Paisly reluctantly unclipped another C-note. “I’m a little short of cash just now, but”—he tilted his head slightly and gave Shayne a shrewd, man-to-man smile—“things will be different after we’re married. I’ll be perfectly frank and admit it means a great deal to me, Mr. Shayne. Sara is a lovely person, and I simply don’t believe I could stand it if anything happened to interfere with our marriage. I’m sure you know what I mean.”
There were certain delicate nuances here which Shayne didn’t quite comprehend. Paisly was trying to thrust the two bills into his hand while he babbled on. “No matter what Sara may have told you today I want you to understand that I truly love her. No matter what she suspects or what she may have told you today. Please accept this as a token payment, and I give you my word of honor to double whatever fee she offered you—after our marriage, of course.”

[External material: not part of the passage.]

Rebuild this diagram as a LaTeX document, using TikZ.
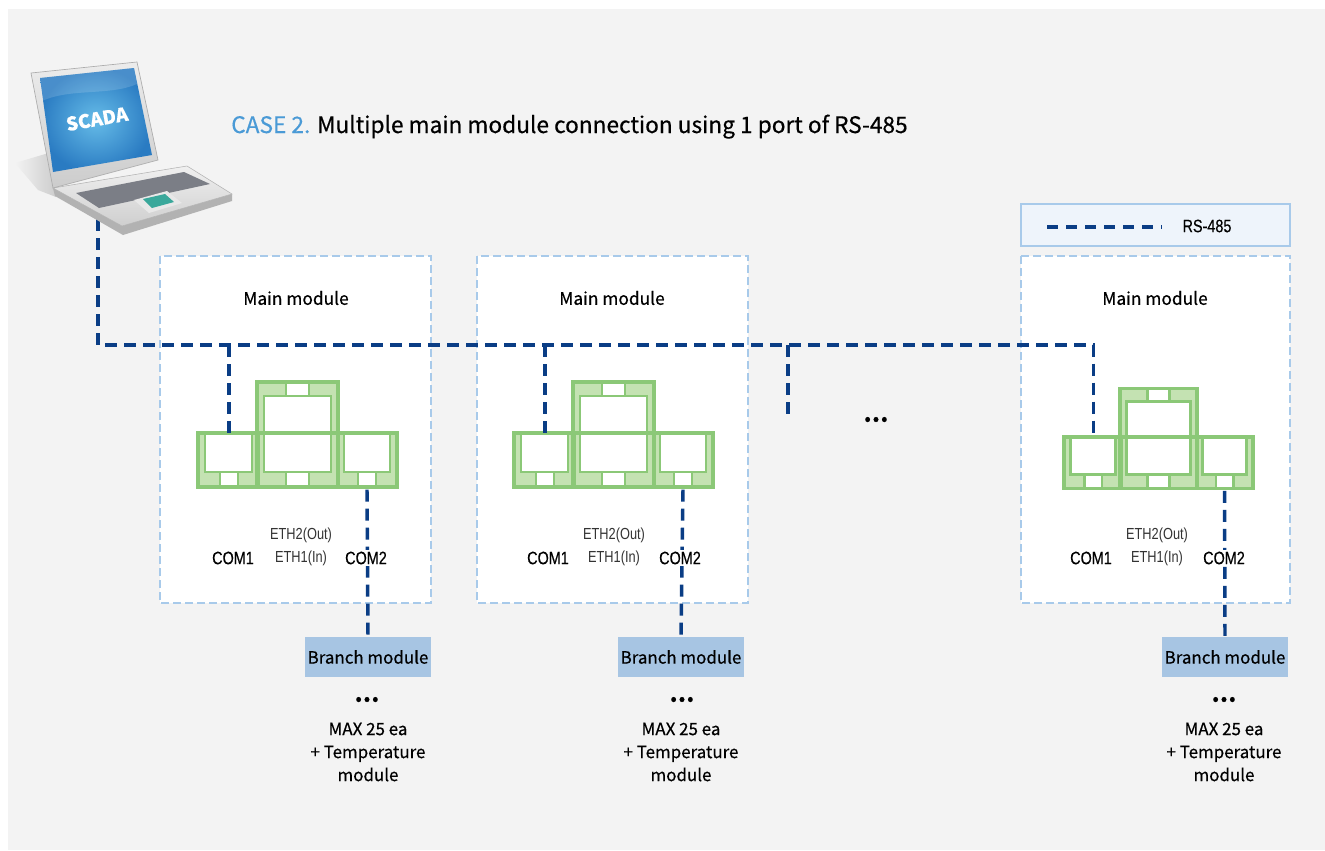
\documentclass[tikz,border=0pt]{standalone}
\usepackage{fontspec}
\setmainfont{Noto Sans CJK KR}[FakeBold=0.5]
\newfontfamily\condfont[FakeStretch=0.8, FakeBold=0.3]{Liberation Sans}
\newfontfamily\thincond[FakeStretch=0.8]{Liberation Sans}

\definecolor{bg}{HTML}{F3F3F3}
\definecolor{navy}{HTML}{0A3D85}
\definecolor{skyline}{HTML}{A8CAEA}
\definecolor{legendfill}{HTML}{EEF4FB}
\definecolor{branchfill}{HTML}{A7C5E3}
\definecolor{devline}{HTML}{8BC877}
\definecolor{devfill}{HTML}{C4E2B2}
\definecolor{casecol}{HTML}{4A9AD6}
\definecolor{labelgray}{HTML}{333333}
\definecolor{keysgray}{HTML}{7B7E86}
\definecolor{padteal}{HTML}{3AA89B}
\definecolor{screenlight}{HTML}{66BCE8}
\definecolor{screendark}{HTML}{2A7BC2}

% one main module: three green units, origin at the top-left of the lower body
\newcommand{\mainunit}[4]{%
  \begin{scope}[shift={(#1,#2)}, scale=#3]
    \fill[devfill] (0,0) rectangle (60,54);
    \fill[devfill] (59,-51) rectangle (140,54);
    \fill[devfill] (140,0) rectangle (199,54);
    \filldraw[devpart] (7,0) rectangle (54,39);
    \filldraw[devpart] (66,-37) rectangle (133,39);
    \filldraw[devpart] (146,0) rectangle (192,39);
    \filldraw[devpart] (22,39) rectangle (40,54);
    \filldraw[devpart] (88,-51) rectangle (111,-37);
    \filldraw[devpart] (88,39) rectangle (111,54);
    \filldraw[devpart] (160,39) rectangle (178,54);
    \draw[devedge] (0,0) rectangle (60,54);
    \draw[devedge] (59,-51) rectangle (140,54);
    \draw[devedge] (140,0) rectangle (199,54);
    \draw[devedge] (59,0) -- (140,0);
    \coordinate (#4c1) at (31,0);
    \coordinate (#4c2) at (169,54);
  \end{scope}}

\begin{document}
\begin{tikzpicture}[x=0.75pt,y=-0.75pt,
  rs/.style={draw=navy, line width=2.6pt, dash pattern=on 9pt off 5.25pt},
  mainbox/.style={draw=skyline, fill=white, line width=1.5pt, dash pattern=on 6pt off 3pt},
  legendbox/.style={draw=skyline, fill=legendfill, line width=1.5pt},
  branch/.style={fill=branchfill, minimum width=94.5pt, minimum height=30pt, inner sep=0pt,
    font=\fontsize{12.7pt}{16pt}\selectfont},
  devpart/.style={fill=white, draw=devline, line width=2.2pt},
  devedge/.style={draw=devline, line width=2.4pt},
  title/.style={font=\fontsize{13pt}{16pt}\selectfont},
  port/.style={font=\condfont\fontsize{13.5pt}{16pt}\selectfont, fill=white, inner sep=1.5pt},
  eth/.style={font=\thincond\fontsize{12pt}{17.25pt}\selectfont, text=labelgray, align=center},
  note/.style={font=\fontsize{12.7pt}{17.25pt}\selectfont, align=center},
  dots/.style={font=\fontsize{14pt}{16pt}\selectfont}
]
\useasboundingbox (0,0) rectangle (1325,850);
\fill[bg] (8,9) rectangle (1325,850);

% title
\node[anchor=base west, inner sep=0pt, font=\fontsize{17pt}{21pt}\selectfont] (heading) at (231,133)
  {\textcolor{casecol}{CASE 2.} Multiple main module connection using 1 port of RS-485};

% legend
\draw[legendbox] (1021,204) rectangle (1290,246);
\coordinate (legA) at (1047,227);
\coordinate (legB) at (1162,227);
\draw[rs, dash pattern=on 8.25pt off 6pt] (legA) -- (legB);
\node[port, fill=none] (legtext) at (1207,226) {RS-485};

% main module frames
\draw[mainbox] (160,256) rectangle (431,603);
\draw[mainbox] (477,256) rectangle (748,603);
\draw[mainbox] (1021,256) rectangle (1290,603);
\node[title] (mm1) at (296,298) {Main module};
\node[title] (mm2) at (612,298) {Main module};
\node[title] (mm3) at (1155,298) {Main module};

% devices
\mainunit{198}{433}{1}{da}
\mainunit{514}{433}{1}{db}
\mainunit{1064}{437}{0.95}{dc}

% branch modules
\node[branch] (bra) at (368,657) {Branch module};
\node[branch] (brb) at (681,657) {Branch module};
\node[branch] (brc) at (1225,657) {Branch module};

\node[dots] (moa) at (367,701) {•\kern1.5pt•\kern1.5pt•};
\node[dots] (mob) at (682,701) {•\kern1.5pt•\kern1.5pt•};
\node[dots] (moc) at (1224,701) {•\kern1.5pt•\kern1.5pt•};
\node[note] (nta) at (368,752) {MAX 25 ea\\+ Temperature\\module};
\node[note] (ntb) at (681,752) {MAX 25 ea\\+ Temperature\\module};
\node[note] (ntc) at (1224,752) {MAX 25 ea\\+ Temperature\\module};
\node[dots] (midots) at (876,421) {•\kern1.5pt•\kern1.5pt•};

% RS-485 bus
\coordinate (pc) at (98,200);
\coordinate (bus) at (98,345);
\coordinate (stub) at (788,420);
\draw[rs] (pc) |- (dcc1 |- bus) -- (dcc1);
\draw[rs] (dac1 |- bus) -- (dac1);
\draw[rs] (dbc1 |- bus) -- (dbc1);
\draw[rs] (stub |- bus) -- (stub);
\draw[rs] ([yshift=-2pt]dac2) -- (bra.north);
\draw[rs] ([yshift=-2pt]dbc2) -- (brb.north);
\draw[rs] ([yshift=-2pt]dcc2) -- (brc.north);

% port labels
\node[port] (com1a) at (233,558) {COM1};
\node[eth]  (etha)  at (301,547) {ETH2(Out)\\ETH1(In)};
\node[port] (com2a) at (366,558) {COM2};
\node[port] (com1b) at (548,558) {COM1};
\node[eth]  (ethb)  at (614,547) {ETH2(Out)\\ETH1(In)};
\node[port] (com2b) at (680,558) {COM2};
\node[port] (com1c) at (1091,558) {COM1};
\node[eth]  (ethc)  at (1157,547) {ETH2(Out)\\ETH1(In)};
\node[port] (com2c) at (1224,558) {COM2};

% SCADA laptop
\shade[left color=bg, right color=gray!40] (15,163) -- (52,152) -- (56,197) -- (38,190) -- cycle;
% base
\fill[gray!60] (53,188) -- (122,226) -- (232,194) -- (232,201) -- (123,235) -- (55,196) -- cycle;
\shade[top color=gray!12, bottom color=gray!38, draw=gray!60, line width=0.4pt]
  (53,188) -- (187,166) -- (232,194) -- (122,226) -- cycle;
\fill[keysgray] (76,193) -- (184,172) -- (210,184) -- (99,208) -- cycle;
\fill[gray!18] (134,200) -- (167,191) -- (182,203) -- (149,213) -- cycle;
\fill[padteal] (143,199) -- (165,194) -- (174,202) -- (152,208) -- cycle;
% lid
\shade[top color=gray!15, bottom color=gray!40, draw=gray!65, line width=0.5pt]
  (31,73) -- (137,62) -- (158,160) -- (53,188) -- cycle;
\shade[inner color=screenlight, outer color=screendark]
  (40,78) -- (134,68) -- (152,155) -- (53,172) -- cycle;
\fill[white, opacity=0.15] (40,78) -- (134,68) -- (137,84) .. controls (110,96) and (70,88) .. (42,101) -- cycle;
\node[text=white, rotate=10, font=\bfseries\fontsize{14pt}{16pt}\selectfont] (scada) at (97,119) {SCADA};
\end{tikzpicture}
\end{document}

Almost unconsciously one of Shayne’s fingers closed over the bills Paisly was pressing against his palm. He frowned at them, only half hearing Paisly’s words as he went on intensely:
“Every bit of this came out of that secretary’s nasty mind. She hates me. She hates any man Sara looks at twice. If any man ever looked at Miss Lally she’d probably faint. And that makes her hate all men, don’t you see? So she’s taking out her hatred on me right now.” He fluttered slim white hands in exasperation.

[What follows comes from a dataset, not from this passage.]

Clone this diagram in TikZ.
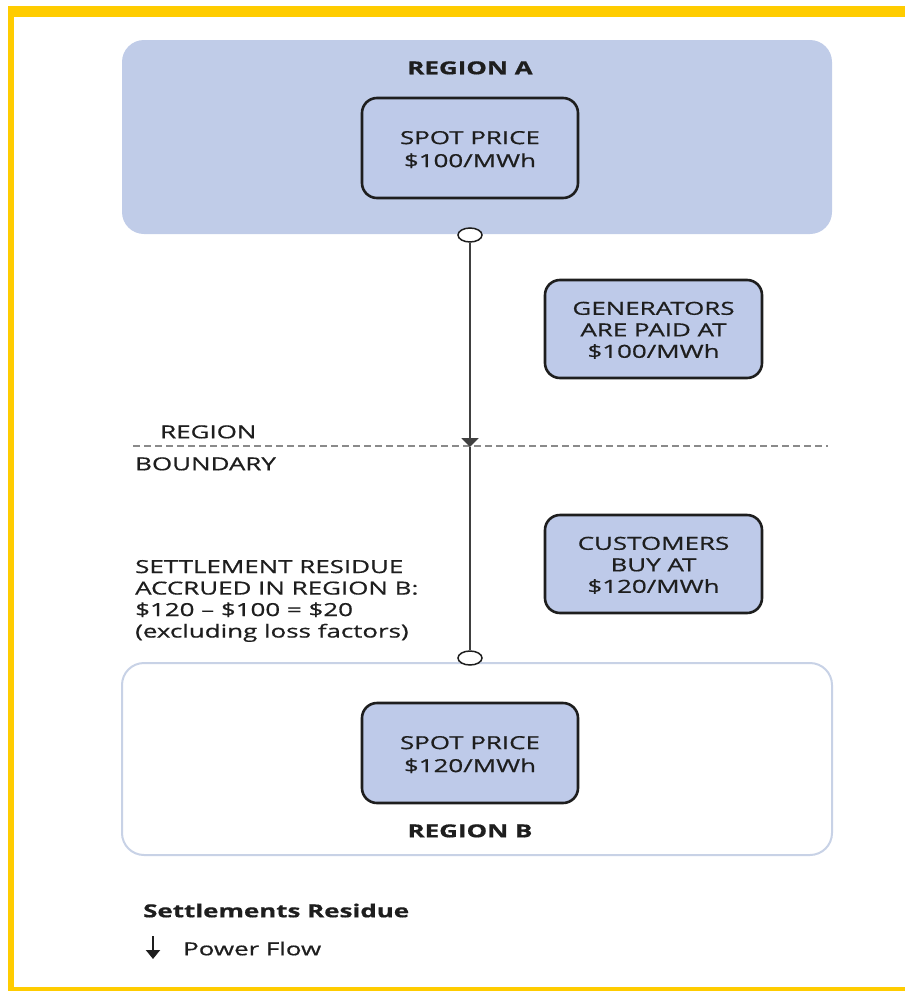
\documentclass[tikz,border=0pt]{standalone}
\usepackage{fontspec}
\setmainfont{Open Sans}[FakeBold=0.6]
\usetikzlibrary{arrows.meta,shapes.geometric}
\definecolor{gold}{HTML}{FFCC00}
\definecolor{regblue}{HTML}{C0CCE8}
\definecolor{boxblue}{HTML}{BECAE9}
\definecolor{rbedge}{HTML}{C8D2E6}
\definecolor{ink}{HTML}{1E1E1E}
\definecolor{dashgray}{HTML}{8A8A8A}
\newcommand\myhs{1.44}
\newcommand\widec[1]{\scalebox{\myhs}[1]{\begin{tabular}{@{}c@{}}#1\end{tabular}}}
\newcommand\widel[1]{\scalebox{\myhs}[1]{\begin{tabular}{@{}l@{}}#1\end{tabular}}}
\begin{document}
\begin{tikzpicture}[x=1pt,y=-1pt,
  font=\fontsize{18}{21.5}\selectfont,
  regionA/.style={fill=regblue, draw=none, rounded corners=22pt, minimum width=710, minimum height=194, inner sep=0},
  regionB/.style={fill=white, draw=rbedge, line width=2pt, rounded corners=22pt, minimum width=710, minimum height=192, inner sep=0},
  pricebox/.style={fill=boxblue, draw=ink, line width=2.6pt, rounded corners=15pt, inner sep=0},
  terminal/.style={ellipse, draw=ink, fill=white, line width=1.5pt, minimum width=24, minimum height=14, inner sep=0},
  wire/.style={draw=ink!85, line width=2pt},
  label/.style={inner sep=0, text=ink, yshift=-3pt}
]
\useasboundingbox (0,0) rectangle (905,991);
% yellow frame
\fill[gold] (8,6) rectangle (905,17);
\fill[gold] (8,6) rectangle (14,991);
\fill[gold] (8,987) rectangle (905,991);

% regions
\node[regionA] (ra) at (477,137) {};
\node[regionB] (rb) at (477,759) {};
\node[label, font=\fontsize{18}{21.5}\selectfont\bfseries] (ralab) at (470,67) {\widec{REGION A}};
\node[label, font=\fontsize{18}{21.5}\selectfont\bfseries] (rblab) at (470,830) {\widec{REGION B}};

% price boxes
\node[pricebox, minimum width=216, minimum height=100] (spa) at (470,148) {};
\node[label, font=\fontsize{18}{23}\selectfont] (spat) at (spa) {\widec{SPOT PRICE\\\$100/MWh}};
\node[pricebox, minimum width=216, minimum height=100] (spb) at (470,753) {};
\node[label, font=\fontsize{18}{23}\selectfont] (spbt) at (spb) {\widec{SPOT PRICE\\\$120/MWh}};
\node[pricebox, minimum width=217, minimum height=98] (gen) at (653.5,329) {};
\node[label] (gent) at (gen) {\widec{GENERATORS\\ARE PAID AT\\\$100/MWh}};
\node[pricebox, minimum width=217, minimum height=98] (cus) at (653.5,564) {};
\node[label] (cust) at (cus) {\widec{CUSTOMERS\\BUY AT\\\$120/MWh}};

% boundary
\coordinate (bl) at (133,446);
\coordinate (br) at (828,446);
\draw[dashgray, line width=1.3pt, dash pattern=on 7pt off 4pt] (bl) -- (br);
\node[label, anchor=west] (regl) at (160,431) {\widel{REGION}};
\node[label, anchor=west] (bndl) at (135,463) {\widel{BOUNDARY}};

% interconnector
\node[terminal] (ta) at (470,235) {};
\node[terminal] (tb) at (470,658) {};
\coordinate (mid) at (470,447);
\draw[wire, -{Triangle[width=17pt,length=9pt]}] (ta.south) -- (mid);
\draw[wire] (mid) -- (tb.north);

% settlement residue text
\node[label, anchor=west, yshift=2pt] (resid) at (135,600) {\widel{SETTLEMENT RESIDUE\\ACCRUED IN REGION B:\\\$120 -- \$100 = \$20\\(excluding loss factors)}};

% legend
\node[label, anchor=west, font=\fontsize{18}{21.5}\selectfont\bfseries] (legt) at (143,910) {\widel{Settlements Residue}};
\coordinate (la) at (153,936);
\coordinate (lb) at (153,959);
\draw[ink, line width=2pt, -{Triangle[width=14pt,length=9pt]}] (la) -- (lb);
\node[label, anchor=west] (legp) at (183,948) {\widel{Power Flow}};
\end{tikzpicture}
\end{document}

“And she influences Sara so. In an unhealthy way, I’m sure. After we’re married Miss Lally must go, at once. I imagine she realizes that, so she has deliberately set herself to poison Sara’s mind against me. That is what she consulted you about—the divorce, I presume,” he ended uncertainly.
Shayne straightened the one finger holding the bills and they floated to the floor. “Where were you between six-thirty and seven tonight?” he asked abruptly.